Task description: Quote every line below exactly and skip any picture.
--*--
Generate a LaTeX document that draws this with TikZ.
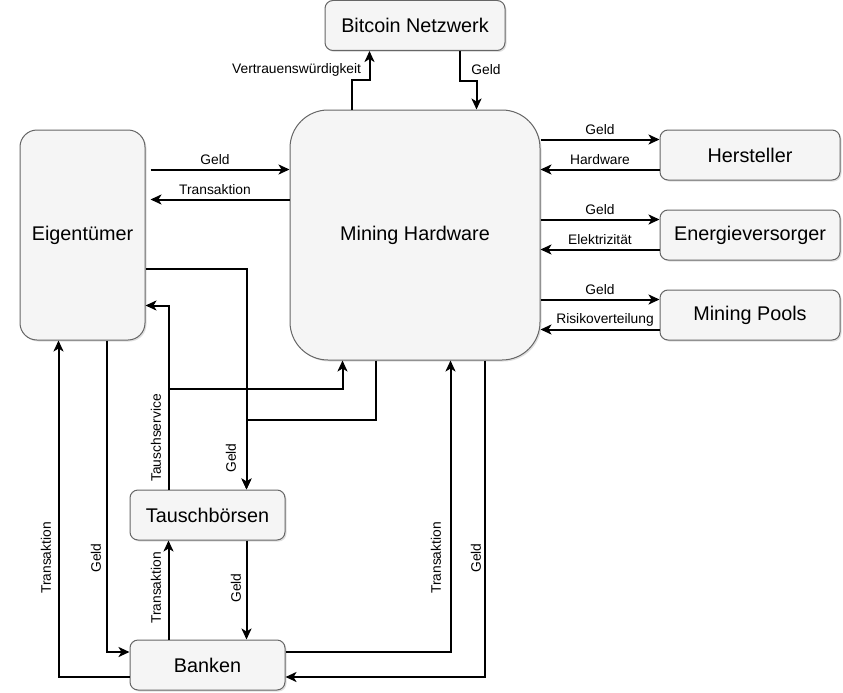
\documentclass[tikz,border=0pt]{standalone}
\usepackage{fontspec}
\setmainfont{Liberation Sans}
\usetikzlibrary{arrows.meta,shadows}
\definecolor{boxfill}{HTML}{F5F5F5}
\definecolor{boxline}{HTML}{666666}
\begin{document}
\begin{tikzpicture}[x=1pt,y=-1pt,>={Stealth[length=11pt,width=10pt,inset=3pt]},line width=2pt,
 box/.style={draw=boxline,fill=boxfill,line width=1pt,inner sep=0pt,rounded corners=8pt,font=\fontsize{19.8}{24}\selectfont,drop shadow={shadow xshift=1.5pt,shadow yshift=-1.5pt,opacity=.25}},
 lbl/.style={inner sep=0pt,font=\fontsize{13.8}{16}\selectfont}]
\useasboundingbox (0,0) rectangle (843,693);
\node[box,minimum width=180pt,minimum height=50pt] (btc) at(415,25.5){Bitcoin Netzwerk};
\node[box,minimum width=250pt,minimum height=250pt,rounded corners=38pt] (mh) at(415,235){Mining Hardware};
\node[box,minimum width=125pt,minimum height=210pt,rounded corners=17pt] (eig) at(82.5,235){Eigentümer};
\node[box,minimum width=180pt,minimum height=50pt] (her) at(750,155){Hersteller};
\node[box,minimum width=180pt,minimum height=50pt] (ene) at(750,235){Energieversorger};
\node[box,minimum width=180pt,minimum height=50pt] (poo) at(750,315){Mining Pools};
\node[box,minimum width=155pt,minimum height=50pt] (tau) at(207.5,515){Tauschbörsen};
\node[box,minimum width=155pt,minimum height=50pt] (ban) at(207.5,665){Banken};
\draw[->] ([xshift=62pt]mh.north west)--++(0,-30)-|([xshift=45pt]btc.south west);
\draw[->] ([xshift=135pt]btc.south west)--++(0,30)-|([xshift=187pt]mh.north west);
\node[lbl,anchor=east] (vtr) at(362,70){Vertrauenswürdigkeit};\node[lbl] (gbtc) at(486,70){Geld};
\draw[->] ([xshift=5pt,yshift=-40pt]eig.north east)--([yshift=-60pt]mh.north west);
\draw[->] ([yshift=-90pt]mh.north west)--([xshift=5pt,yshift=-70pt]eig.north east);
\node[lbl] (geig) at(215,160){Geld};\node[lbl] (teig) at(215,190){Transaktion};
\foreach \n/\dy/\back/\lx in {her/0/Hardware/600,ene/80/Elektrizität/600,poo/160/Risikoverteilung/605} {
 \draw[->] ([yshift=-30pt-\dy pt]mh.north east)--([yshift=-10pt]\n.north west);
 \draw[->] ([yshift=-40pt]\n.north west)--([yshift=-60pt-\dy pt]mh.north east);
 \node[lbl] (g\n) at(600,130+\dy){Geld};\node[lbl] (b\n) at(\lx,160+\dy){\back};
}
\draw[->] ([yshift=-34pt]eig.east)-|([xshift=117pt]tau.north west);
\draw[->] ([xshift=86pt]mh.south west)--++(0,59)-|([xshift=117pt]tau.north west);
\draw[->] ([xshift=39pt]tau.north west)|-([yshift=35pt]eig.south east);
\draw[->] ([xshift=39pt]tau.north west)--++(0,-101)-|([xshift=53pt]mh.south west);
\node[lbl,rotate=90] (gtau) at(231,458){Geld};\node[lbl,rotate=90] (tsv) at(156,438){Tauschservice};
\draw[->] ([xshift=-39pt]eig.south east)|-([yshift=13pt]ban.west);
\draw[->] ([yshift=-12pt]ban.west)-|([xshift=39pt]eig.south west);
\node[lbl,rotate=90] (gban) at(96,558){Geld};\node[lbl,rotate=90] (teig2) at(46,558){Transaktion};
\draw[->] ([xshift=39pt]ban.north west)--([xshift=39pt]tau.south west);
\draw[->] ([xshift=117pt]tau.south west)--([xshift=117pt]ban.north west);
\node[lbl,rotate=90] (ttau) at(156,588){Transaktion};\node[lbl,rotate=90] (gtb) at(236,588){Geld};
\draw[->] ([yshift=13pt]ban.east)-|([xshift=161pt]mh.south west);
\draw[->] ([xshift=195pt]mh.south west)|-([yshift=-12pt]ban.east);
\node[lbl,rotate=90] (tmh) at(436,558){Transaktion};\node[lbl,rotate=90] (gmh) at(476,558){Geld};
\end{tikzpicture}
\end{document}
--*--
Written answer:
Generate a LaTeX document that draws this with TikZ.
\documentclass[tikz,border=0pt]{standalone}
\usepackage{fontspec}
\setmainfont{Liberation Sans}
\usetikzlibrary{arrows.meta,shadows}
\definecolor{boxfill}{HTML}{F5F5F5}
\definecolor{boxline}{HTML}{666666}
\begin{document}
\begin{tikzpicture}[x=1pt,y=-1pt,>={Stealth[length=11pt,width=10pt,inset=3pt]},line width=2pt,
 box/.style={draw=boxline,fill=boxfill,line width=1pt,inner sep=0pt,rounded corners=8pt,font=\fontsize{19.8}{24}\selectfont,drop shadow={shadow xshift=1.5pt,shadow yshift=-1.5pt,opacity=.25}},
 lbl/.style={inner sep=0pt,font=\fontsize{13.8}{16}\selectfont}]
\useasboundingbox (0,0) rectangle (843,693);
\node[box,minimum width=180pt,minimum height=50pt] (btc) at(415,25.5){Bitcoin Netzwerk};
\node[box,minimum width=250pt,minimum height=250pt,rounded corners=38pt] (mh) at(415,235){Mining Hardware};
\node[box,minimum width=125pt,minimum height=210pt,rounded corners=17pt] (eig) at(82.5,235){Eigentümer};
\node[box,minimum width=180pt,minimum height=50pt] (her) at(750,155){Hersteller};
\node[box,minimum width=180pt,minimum height=50pt] (ene) at(750,235){Energieversorger};
\node[box,minimum width=180pt,minimum height=50pt] (poo) at(750,315){Mining Pools};
\node[box,minimum width=155pt,minimum height=50pt] (tau) at(207.5,515){Tauschbörsen};
\node[box,minimum width=155pt,minimum height=50pt] (ban) at(207.5,665){Banken};
\draw[->] ([xshift=62pt]mh.north west)--++(0,-30)-|([xshift=45pt]btc.south west);
\draw[->] ([xshift=135pt]btc.south west)--++(0,30)-|([xshift=187pt]mh.north west);
\node[lbl,anchor=east] (vtr) at(362,70){Vertrauenswürdigkeit};\node[lbl] (gbtc) at(486,70){Geld};
\draw[->] ([xshift=5pt,yshift=-40pt]eig.north east)--([yshift=-60pt]mh.north west);
\draw[->] ([yshift=-90pt]mh.north west)--([xshift=5pt,yshift=-70pt]eig.north east);
\node[lbl] (geig) at(215,160){Geld};\node[lbl] (teig) at(215,190){Transaktion};
\foreach \n/\dy/\back/\lx in {her/0/Hardware/600,ene/80/Elektrizität/600,poo/160/Risikoverteilung/605} {
 \draw[->] ([yshift=-30pt-\dy pt]mh.north east)--([yshift=-10pt]\n.north west);
 \draw[->] ([yshift=-40pt]\n.north west)--([yshift=-60pt-\dy pt]mh.north east);
 \node[lbl] (g\n) at(600,130+\dy){Geld};\node[lbl] (b\n) at(\lx,160+\dy){\back};
}
\draw[->] ([yshift=-34pt]eig.east)-|([xshift=117pt]tau.north west);
\draw[->] ([xshift=86pt]mh.south west)--++(0,59)-|([xshift=117pt]tau.north west);
\draw[->] ([xshift=39pt]tau.north west)|-([yshift=35pt]eig.south east);
\draw[->] ([xshift=39pt]tau.north west)--++(0,-101)-|([xshift=53pt]mh.south west);
\node[lbl,rotate=90] (gtau) at(231,458){Geld};\node[lbl,rotate=90] (tsv) at(156,438){Tauschservice};
\draw[->] ([xshift=-39pt]eig.south east)|-([yshift=13pt]ban.west);
\draw[->] ([yshift=-12pt]ban.west)-|([xshift=39pt]eig.south west);
\node[lbl,rotate=90] (gban) at(96,558){Geld};\node[lbl,rotate=90] (teig2) at(46,558){Transaktion};
\draw[->] ([xshift=39pt]ban.north west)--([xshift=39pt]tau.south west);
\draw[->] ([xshift=117pt]tau.south west)--([xshift=117pt]ban.north west);
\node[lbl,rotate=90] (ttau) at(156,588){Transaktion};\node[lbl,rotate=90] (gtb) at(236,588){Geld};
\draw[->] ([yshift=13pt]ban.east)-|([xshift=161pt]mh.south west);
\draw[->] ([xshift=195pt]mh.south west)|-([yshift=-12pt]ban.east);
\node[lbl,rotate=90] (tmh) at(436,558){Transaktion};\node[lbl,rotate=90] (gmh) at(476,558){Geld};
\end{tikzpicture}
\end{document}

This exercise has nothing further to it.